### Instructions to follow
Your copy should be exact, beginning at the line containing "Rebuild this diagram" and ending at the line containing "(tsup) at (592,38)", with both lines kept and every picture dropped.

>> Begin Raw records

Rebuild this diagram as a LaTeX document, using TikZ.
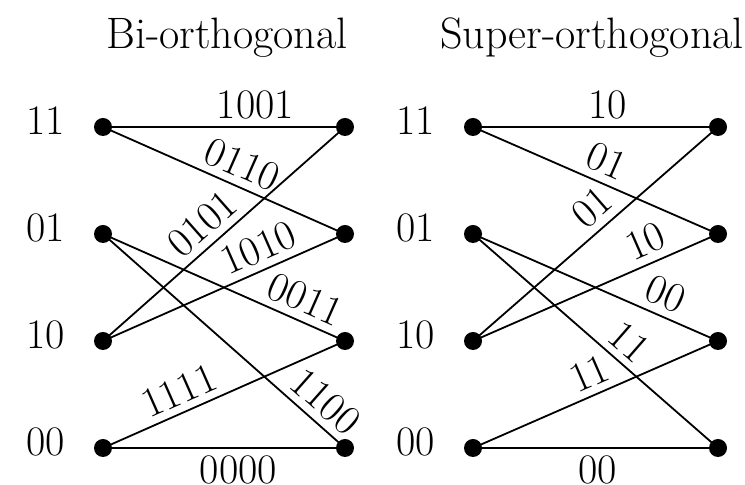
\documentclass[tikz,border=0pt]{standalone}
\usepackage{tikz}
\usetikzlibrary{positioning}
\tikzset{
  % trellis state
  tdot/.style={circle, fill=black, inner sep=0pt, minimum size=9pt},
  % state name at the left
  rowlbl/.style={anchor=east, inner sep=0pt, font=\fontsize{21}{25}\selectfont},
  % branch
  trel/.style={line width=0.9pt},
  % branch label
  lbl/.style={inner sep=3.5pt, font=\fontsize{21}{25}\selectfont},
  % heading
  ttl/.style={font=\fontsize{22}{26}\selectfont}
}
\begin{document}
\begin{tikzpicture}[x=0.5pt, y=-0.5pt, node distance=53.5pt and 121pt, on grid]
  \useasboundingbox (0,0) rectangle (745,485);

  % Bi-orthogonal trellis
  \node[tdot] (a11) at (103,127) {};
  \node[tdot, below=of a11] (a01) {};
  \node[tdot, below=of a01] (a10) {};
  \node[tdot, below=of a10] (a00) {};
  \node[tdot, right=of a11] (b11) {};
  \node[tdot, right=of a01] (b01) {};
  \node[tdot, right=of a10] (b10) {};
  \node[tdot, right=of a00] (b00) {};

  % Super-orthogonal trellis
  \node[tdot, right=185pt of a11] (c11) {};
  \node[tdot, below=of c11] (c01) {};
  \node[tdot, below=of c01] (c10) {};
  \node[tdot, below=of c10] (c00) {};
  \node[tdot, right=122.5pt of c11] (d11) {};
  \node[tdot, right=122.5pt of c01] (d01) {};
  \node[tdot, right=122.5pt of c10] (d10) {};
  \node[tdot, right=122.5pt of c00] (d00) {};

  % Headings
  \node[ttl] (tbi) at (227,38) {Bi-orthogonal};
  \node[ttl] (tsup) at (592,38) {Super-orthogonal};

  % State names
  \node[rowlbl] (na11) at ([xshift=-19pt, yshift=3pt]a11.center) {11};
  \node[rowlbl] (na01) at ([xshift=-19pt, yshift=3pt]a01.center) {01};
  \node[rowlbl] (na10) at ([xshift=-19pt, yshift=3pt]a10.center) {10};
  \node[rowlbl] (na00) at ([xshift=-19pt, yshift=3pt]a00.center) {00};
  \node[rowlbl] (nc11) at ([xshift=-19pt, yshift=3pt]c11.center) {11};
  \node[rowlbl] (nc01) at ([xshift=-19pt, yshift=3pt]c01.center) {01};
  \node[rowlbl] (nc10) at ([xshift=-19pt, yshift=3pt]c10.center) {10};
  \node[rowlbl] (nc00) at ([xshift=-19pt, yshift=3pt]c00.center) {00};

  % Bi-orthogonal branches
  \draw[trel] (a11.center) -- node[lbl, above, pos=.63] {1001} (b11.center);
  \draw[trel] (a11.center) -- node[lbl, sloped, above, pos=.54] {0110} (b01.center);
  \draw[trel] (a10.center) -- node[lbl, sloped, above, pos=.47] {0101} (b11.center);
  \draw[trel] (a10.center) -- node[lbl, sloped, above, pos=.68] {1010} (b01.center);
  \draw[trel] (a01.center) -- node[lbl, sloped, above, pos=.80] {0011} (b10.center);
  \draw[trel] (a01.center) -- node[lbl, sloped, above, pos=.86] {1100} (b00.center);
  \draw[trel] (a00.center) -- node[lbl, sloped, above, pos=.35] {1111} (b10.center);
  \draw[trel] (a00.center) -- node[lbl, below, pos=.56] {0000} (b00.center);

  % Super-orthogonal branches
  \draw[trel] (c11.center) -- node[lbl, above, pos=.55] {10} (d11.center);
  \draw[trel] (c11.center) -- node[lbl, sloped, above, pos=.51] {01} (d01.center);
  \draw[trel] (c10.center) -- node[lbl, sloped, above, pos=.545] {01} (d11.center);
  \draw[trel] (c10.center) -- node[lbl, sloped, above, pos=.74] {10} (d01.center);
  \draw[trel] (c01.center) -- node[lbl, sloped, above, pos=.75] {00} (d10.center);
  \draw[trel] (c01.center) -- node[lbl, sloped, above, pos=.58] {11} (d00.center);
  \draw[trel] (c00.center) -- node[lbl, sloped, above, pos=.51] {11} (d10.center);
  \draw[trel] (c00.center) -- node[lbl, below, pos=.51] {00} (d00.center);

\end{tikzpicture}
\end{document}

>> End Raw records
>> Begin Raw records

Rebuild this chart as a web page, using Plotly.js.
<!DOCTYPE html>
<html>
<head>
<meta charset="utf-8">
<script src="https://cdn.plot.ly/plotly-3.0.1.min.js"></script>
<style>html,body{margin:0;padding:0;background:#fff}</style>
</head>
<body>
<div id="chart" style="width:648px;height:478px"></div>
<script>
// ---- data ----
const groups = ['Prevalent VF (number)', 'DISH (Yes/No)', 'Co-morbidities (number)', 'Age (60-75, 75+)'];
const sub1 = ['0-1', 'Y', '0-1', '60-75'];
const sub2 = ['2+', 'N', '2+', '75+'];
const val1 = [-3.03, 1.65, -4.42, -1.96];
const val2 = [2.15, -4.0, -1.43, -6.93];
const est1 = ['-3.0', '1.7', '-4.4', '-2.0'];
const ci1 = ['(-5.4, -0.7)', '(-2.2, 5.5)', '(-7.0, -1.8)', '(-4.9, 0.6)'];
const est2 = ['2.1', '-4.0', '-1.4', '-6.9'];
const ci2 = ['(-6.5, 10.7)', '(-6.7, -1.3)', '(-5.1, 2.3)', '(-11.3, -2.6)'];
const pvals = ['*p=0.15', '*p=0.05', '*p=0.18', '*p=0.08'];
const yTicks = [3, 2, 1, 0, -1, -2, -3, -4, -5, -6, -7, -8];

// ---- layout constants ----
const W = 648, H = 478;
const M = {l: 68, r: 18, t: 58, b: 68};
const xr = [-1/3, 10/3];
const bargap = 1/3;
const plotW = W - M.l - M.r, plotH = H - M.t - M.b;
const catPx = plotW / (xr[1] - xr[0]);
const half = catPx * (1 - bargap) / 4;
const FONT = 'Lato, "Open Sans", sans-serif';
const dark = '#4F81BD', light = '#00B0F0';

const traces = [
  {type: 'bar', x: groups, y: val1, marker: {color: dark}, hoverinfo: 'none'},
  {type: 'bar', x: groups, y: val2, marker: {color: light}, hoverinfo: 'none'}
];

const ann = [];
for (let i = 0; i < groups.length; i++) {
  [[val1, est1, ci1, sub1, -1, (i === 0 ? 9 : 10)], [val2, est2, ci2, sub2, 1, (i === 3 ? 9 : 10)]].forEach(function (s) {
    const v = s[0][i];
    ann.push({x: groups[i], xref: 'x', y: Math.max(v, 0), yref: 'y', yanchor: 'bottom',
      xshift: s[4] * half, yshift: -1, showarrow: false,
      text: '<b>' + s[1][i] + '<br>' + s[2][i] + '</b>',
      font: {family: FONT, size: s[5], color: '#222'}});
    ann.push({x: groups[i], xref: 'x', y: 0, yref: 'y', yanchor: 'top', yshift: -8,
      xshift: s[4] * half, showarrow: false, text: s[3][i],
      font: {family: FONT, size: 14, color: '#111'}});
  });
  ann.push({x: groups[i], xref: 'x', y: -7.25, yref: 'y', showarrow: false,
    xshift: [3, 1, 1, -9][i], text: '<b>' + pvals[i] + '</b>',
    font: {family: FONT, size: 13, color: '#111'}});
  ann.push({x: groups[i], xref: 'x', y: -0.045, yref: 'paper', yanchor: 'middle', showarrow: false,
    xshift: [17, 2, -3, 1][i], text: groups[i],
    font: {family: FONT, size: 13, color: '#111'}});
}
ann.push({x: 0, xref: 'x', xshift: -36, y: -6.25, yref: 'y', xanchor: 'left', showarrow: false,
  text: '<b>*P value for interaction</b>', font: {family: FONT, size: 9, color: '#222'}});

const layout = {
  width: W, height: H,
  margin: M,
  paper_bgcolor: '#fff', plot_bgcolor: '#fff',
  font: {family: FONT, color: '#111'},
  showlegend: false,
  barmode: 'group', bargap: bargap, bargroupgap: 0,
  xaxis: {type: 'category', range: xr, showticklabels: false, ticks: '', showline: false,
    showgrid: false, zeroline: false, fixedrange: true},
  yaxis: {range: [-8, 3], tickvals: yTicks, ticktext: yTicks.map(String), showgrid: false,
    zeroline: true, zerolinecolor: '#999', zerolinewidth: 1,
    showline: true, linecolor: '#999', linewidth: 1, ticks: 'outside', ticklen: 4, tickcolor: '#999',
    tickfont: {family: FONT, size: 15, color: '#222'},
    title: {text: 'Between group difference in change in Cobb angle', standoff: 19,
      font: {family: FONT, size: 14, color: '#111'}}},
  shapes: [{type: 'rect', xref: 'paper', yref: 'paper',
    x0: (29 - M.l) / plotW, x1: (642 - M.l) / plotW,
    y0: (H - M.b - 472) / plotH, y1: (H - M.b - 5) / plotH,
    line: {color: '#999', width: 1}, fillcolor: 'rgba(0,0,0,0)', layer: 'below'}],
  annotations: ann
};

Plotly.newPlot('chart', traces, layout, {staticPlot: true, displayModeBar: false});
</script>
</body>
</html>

>> End Raw records
>> Begin Raw records

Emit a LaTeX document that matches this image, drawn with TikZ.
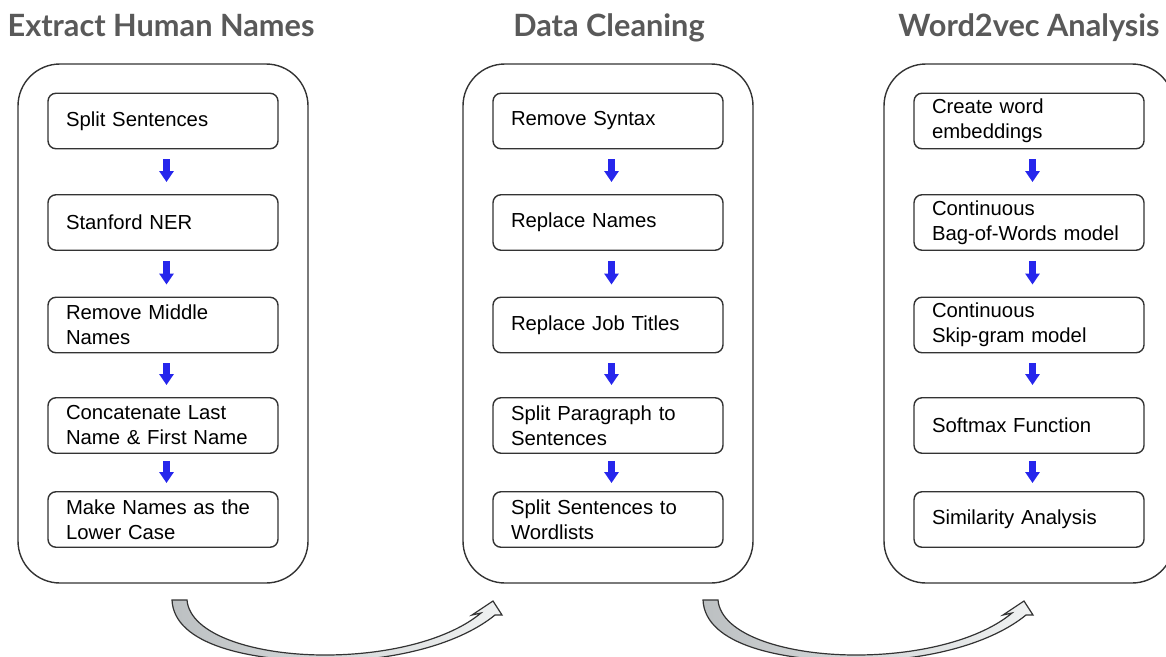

>> End Raw records

### Response
Rebuild this diagram as a LaTeX document, using TikZ.
\documentclass[tikz,border=0pt]{standalone}
\usepackage{tikz}
\usetikzlibrary{positioning}
\tikzset{
  % trellis state
  tdot/.style={circle, fill=black, inner sep=0pt, minimum size=9pt},
  % state name at the left
  rowlbl/.style={anchor=east, inner sep=0pt, font=\fontsize{21}{25}\selectfont},
  % branch
  trel/.style={line width=0.9pt},
  % branch label
  lbl/.style={inner sep=3.5pt, font=\fontsize{21}{25}\selectfont},
  % heading
  ttl/.style={font=\fontsize{22}{26}\selectfont}
}
\begin{document}
\begin{tikzpicture}[x=0.5pt, y=-0.5pt, node distance=53.5pt and 121pt, on grid]
  \useasboundingbox (0,0) rectangle (745,485);

  % Bi-orthogonal trellis
  \node[tdot] (a11) at (103,127) {};
  \node[tdot, below=of a11] (a01) {};
  \node[tdot, below=of a01] (a10) {};
  \node[tdot, below=of a10] (a00) {};
  \node[tdot, right=of a11] (b11) {};
  \node[tdot, right=of a01] (b01) {};
  \node[tdot, right=of a10] (b10) {};
  \node[tdot, right=of a00] (b00) {};

  % Super-orthogonal trellis
  \node[tdot, right=185pt of a11] (c11) {};
  \node[tdot, below=of c11] (c01) {};
  \node[tdot, below=of c01] (c10) {};
  \node[tdot, below=of c10] (c00) {};
  \node[tdot, right=122.5pt of c11] (d11) {};
  \node[tdot, right=122.5pt of c01] (d01) {};
  \node[tdot, right=122.5pt of c10] (d10) {};
  \node[tdot, right=122.5pt of c00] (d00) {};

  % Headings
  \node[ttl] (tbi) at (227,38) {Bi-orthogonal};
  \node[ttl] (tsup) at (592,38) {Super-orthogonal};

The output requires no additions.